TAIPEI (Taiwan News) — Taiwan's electric two-wheeler maker and battery-swapping infrastructure provider Gogoro announced NT$2.92 billion (US$91.8 million) in revenue for the third quarter on Thursday (Nov. 16).
Third-quarter revenue was down 10.2% year-over-year. Gogoro said sales of hardware for Q3 came in at US$58.2 million, representing a 19% decline from a year earlier.
The company noted that sales of electric scooters during the third quarter were negatively impacted by deep discounts for gas-powered scooters introduced by Taiwanese scooter makers. Gogoro said it decided against slashing prices for its vehicles as it was not in the best interests of its long-term growth strategy.

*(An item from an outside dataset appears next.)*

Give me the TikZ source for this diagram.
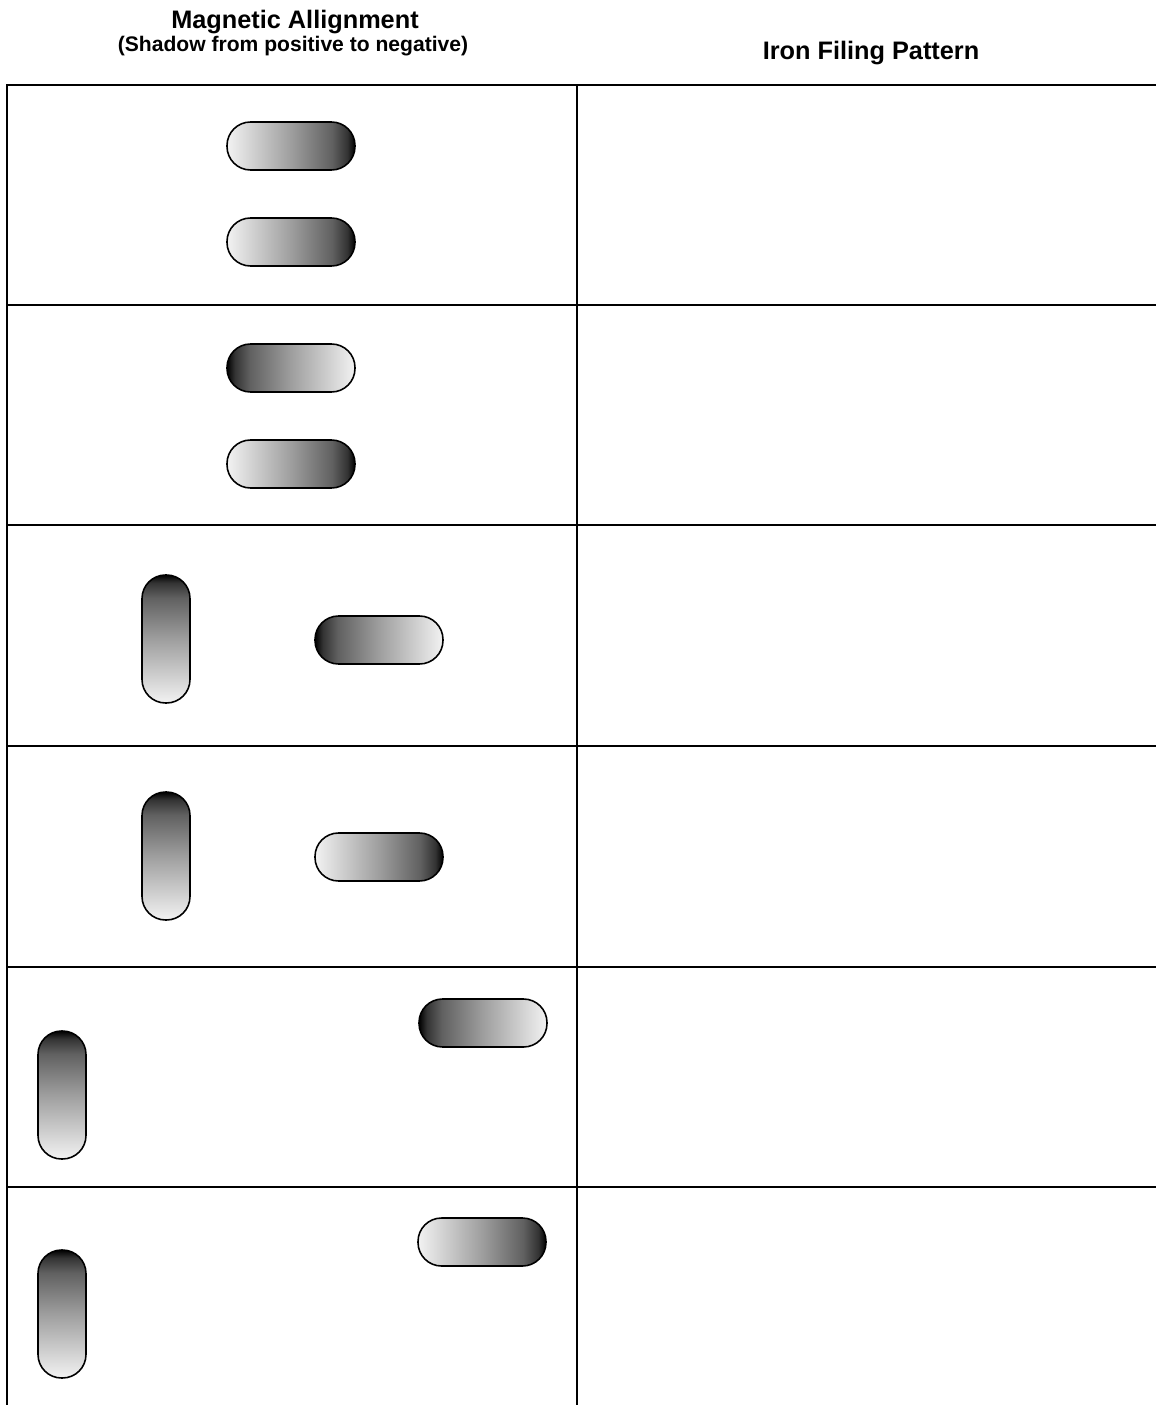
\documentclass[tikz,border=0pt]{standalone}
\usepackage{fontspec}
\setmainfont{Liberation Sans}
\usepackage{tikz}
\usetikzlibrary{positioning}
\pgfdeclarehorizontalshading{magshade}{100bp}{color(0bp)=(black!5); color(25bp)=(black!5); color(50bp)=(black!38); color(66bp)=(black!62); color(72bp)=(black!80); color(75bp)=(black); color(100bp)=(black)}
\tikzset{
  magnet/.style={draw=black,line width=0.9pt,rounded corners=0.47cm,inner sep=0pt,shade,shading=magshade},
  lightdark/.style={magnet,minimum width=2.56cm,minimum height=0.96cm,shading angle=0},
  darklight/.style={magnet,minimum width=2.56cm,minimum height=0.96cm,shading angle=180},
  darktop/.style={magnet,minimum width=0.96cm,minimum height=2.56cm,shading angle=90},
  rule/.style={line width=1.2pt},
  headtxt/.style={font=\bfseries\fontsize{14.4}{17}\selectfont}
}

\begin{document}
\begin{tikzpicture}[x=0.02cm,y=-0.02cm]
\useasboundingbox (0,0) rectangle (1156,1405);
% headings
\node[headtxt] (hmag) at (295,22) {Magnetic Allignment};
\node[font=\bfseries\fontsize{12}{14}\selectfont] (hsub) at (293,46) {(Shadow from positive to negative)};
\node[headtxt] (hiron) at (871,53) {Iron Filing Pattern};
% table
\foreach \yy in {85,305,525,746,967,1187}{ \draw[rule] (6,\yy)--(1156,\yy); }
\draw[line width=1.6pt] (7,85)--(7,1405);
\draw[rule] (577,85)--(577,1405);
% row 1
\node[lightdark] (r1a) at (291,146) {};
\node[lightdark] (r1b) at (291,242) {};
% row 2
\node[darklight] (r2a) at (291,368) {};
\node[lightdark] (r2b) at (291,464) {};
% row 3
\node[darktop] (r3v) at (166,639) {};
\node[darklight] (r3h) at (379,640) {};
% row 4
\node[darktop] (r4v) at (166,856) {};
\node[lightdark] (r4h) at (379,857) {};
% row 5
\node[darklight] (r5h) at (483,1023) {};
\node[darktop] (r5v) at (62,1095) {};
% row 6
\node[lightdark] (r6h) at (482,1242) {};
\node[darktop] (r6v) at (62,1314) {};
\end{tikzpicture}
\end{document}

Compared to the same quarter last year, sales of electric scooters in Taiwan were down 13%, while Gogoro branded electric two-wheelers were down 18%.
Meanwhile, battery swapping service revenue for Q3 was US$33.6 million, up 10.4% from a year earlier. Total subscribers at the end of the third quarter were over 570,000, up 12.9% compared to the same quarter last year.
Gross margin for the third quarter was 18.3%, up from 17.4% in the same quarter last year. Net loss was US$3.1 million.
Gogoro said its 2023 estimated revenue guidance of US$340 million to US$370 million remains unchanged based on the current market outlook. It added the company will generate about 95% of its 2023 full-year revenue from the Taiwan market.
“Gogoro continues to see strong demand across Asia and internationally for smart electric two-wheel vehicles and battery swapping,” said Horace Luke (陸學森), Gogoro founder and CEO. “Following successful pilots in India and the Philippines, we expect to launch commercially in these markets by the end of the year.”